What I took as acceptance, wasn’t. He didn’t tell me that he loved me just the way I was. He didn’t tell me that having needs and emotions made me complex; human. It is what differentiated me from an inanimate object. No, he told me I was less crazy than the women of his past. That I recognized when I was being insane, so it was easier to deal with. We dubbed it “girl logic”. I cannot tell you how many times I used the phrase in a disagreement. How many times I prefaced my emotions- belittled my needs- with what I viewed as an innocent description. The simple term that made me easier to digest.

I haven’t uttered those words in years. So I guess I can count that as progress. But following most explanations of the emotions I experience are these words- I’m just being crazy. I’m insane. The phrases that indicate my inability to allow myself to be human. To feel. To have needs.

My mind is an alienating place. It is full of shadows that house the voices of judgement and uncertainty. Voices that sustain themselves on my insecurities. My mistakes. But they are also supplemented by the world. By this idea that society has given us. A concept that we take without question. That women are inherently crazy. But it can be judged on a sliding scale. What level can you endure?


I saw the above meme on Facebook page a couple of weeks ago. It was posted by a female friend of mine, her fiance tagged. I am reading into the lives of these people, for I don’t know what conversations they have. But I interpreted the semi public exchange to mean that this conversation is one that they have engaged in. Maybe they even joke about her being crazy. It probably seems innocent. An innocuous description.

But I don’t think I realized how much it settles into the fissures of my brain. The dark places where fear grows. The places that are sure that I am insane. That the way my brain works makes me difficult. That maybe my ex-husband did believe that I was a manageable crazy, only to find over time, that I was too much. That my crazy made him miserable.

Here’s the danger with calling women crazy- it may seem funny, but all it is succeeding in doing is belittling their needs. Making them second guess their feelings as valid.

Maybe I write with too broad a brush. Maybe it just feels that way to me. Maybe I am being sensitive.

Ah! There it is. Even in a post of my control- the thoughts that swim in my brain are being modulated. I am questioning the worth of my opinions. My observations. Worried that I am being hyper sensitive to a fabrication of my own mind.

I’m unsure how to break the cycle in my mind. In the words I type into text messages or utter in the darkness. I watch the words as they escape. I recognize that maybe I shouldn’t say them. That the first step is to not mitigate my own existence. Why is such a seemingly simple step insurmountable some days?

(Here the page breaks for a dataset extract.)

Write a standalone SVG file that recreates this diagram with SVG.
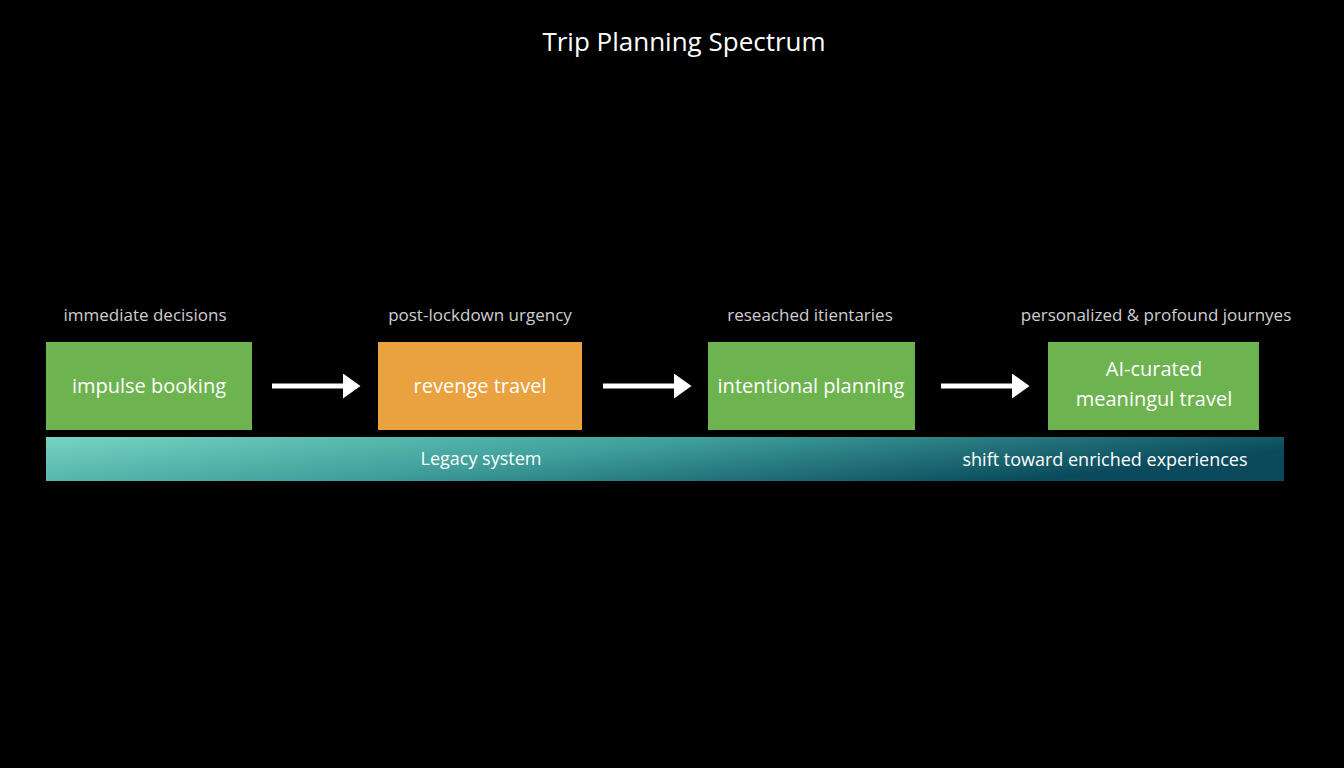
<svg xmlns="http://www.w3.org/2000/svg" width="1344" height="768" viewBox="0 0 1344 768">
<defs>
<linearGradient id="bar" x1="0" y1="0" x2="1" y2="0.3">
<stop offset="0" stop-color="#76d4c3"/>
<stop offset="0.5" stop-color="#3e9e9a"/>
<stop offset="1" stop-color="#0a4a5c"/>
</linearGradient>
<marker id="ah" markerWidth="4" markerHeight="5" refX="1" refY="2.5" orient="auto" markerUnits="strokeWidth">
<path d="M0,0 L3.5,2.5 L0,5 Z" fill="#fff"/>
</marker>
<style>
text{font-family:"Open Sans","Liberation Sans",sans-serif;text-anchor:middle}
.lbl{fill:#cfcfcf;font-size:17px}
.nt{fill:#fff;font-size:20px}
.g{fill:#6db34f}
.o{fill:#e9a23f}
.c{stroke:#fff;stroke-width:5;fill:none;marker-end:url(#ah)}
</style>
</defs>
<rect width="1344" height="768" fill="#000"/>
<text x="684" y="51" fill="#fff" font-size="26">Trip Planning Spectrum</text>
<text class="lbl" x="145" y="321">immediate decisions</text>
<text class="lbl" x="480" y="321">post-lockdown urgency</text>
<text class="lbl" x="810" y="321">reseached itientaries</text>
<text class="lbl" x="1156" y="321">personalized &amp; profound journyes</text>
<g id="n1"><rect class="g" x="46" y="342" width="206" height="88"/><text class="nt" x="149" y="393">impulse booking</text></g>
<g id="n2"><rect class="o" x="378" y="342" width="204" height="88"/><text class="nt" x="480" y="393">revenge travel</text></g>
<g id="n3"><rect class="g" x="708" y="342" width="207" height="88"/><text class="nt" x="811" y="393">intentional planning</text></g>
<g id="n4"><rect class="g" x="1048" y="342" width="211" height="88"/><text class="nt" x="1154" y="376">AI-curated</text><text class="nt" x="1154" y="406">meaningul travel</text></g>
<g id="connectors">
<path class="c" d="M272,386 H348"/>
<path class="c" d="M603,386 H679"/>
<path class="c" d="M941,386 H1017"/>
</g>
<g id="bar"><rect x="46" y="437" width="1238" height="44" fill="url(#bar)"/>
<text x="481" y="465" fill="#fff" font-size="18">Legacy system</text>
<text x="1105" y="466" fill="#fff" font-size="18">shift toward enriched experiences</text></g>
</svg>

After my divorce, when I lived in a bubble of introspection and growth, I determined that I matter. That my voice matters. I began to stand up for myself, knowing that I deserved a person in my life that recognized my worth. I chanted it to myself. That it was better to be alone than with someone who didn’t see me as important as I saw them. And then I exited my cocoon. My protective bubble.

I began to type that I have fallen back into old habits. And in some respects, I have. I still caveat my needs or experiences. But I no longer keep those words tucked away in the safety of my mind. I speak them into the atmosphere. I practice bravery in the only way I think it truly exists- executing an act despite it being completely terrifying.

I am changing. I am growing. It is a lot slower than I envisioned that it would be. But I am really lucky this time around. Because now, when I find my voice- though it may be shaking with fright- it is met with a different response. I am not less crazy than someone before. I am embraced. He strives to understand me- to meet my needs to the best of his ability.

The reality is, I don’t trust it. I don’t trust the acceptance. That I will get it every time the ghosts whisper in my ear. Every time insecurity overthrows my synapses. That my needs will continue to matter- to carry weight in the world. That I will continue to be understood. But I am taking the steps. I keep testing the safety net. I no longer suppress my tears.  I look forward to a day when the words “Maybe I’m just insane” don’t enter my consciousness. The day I let that last bit of my armor fall.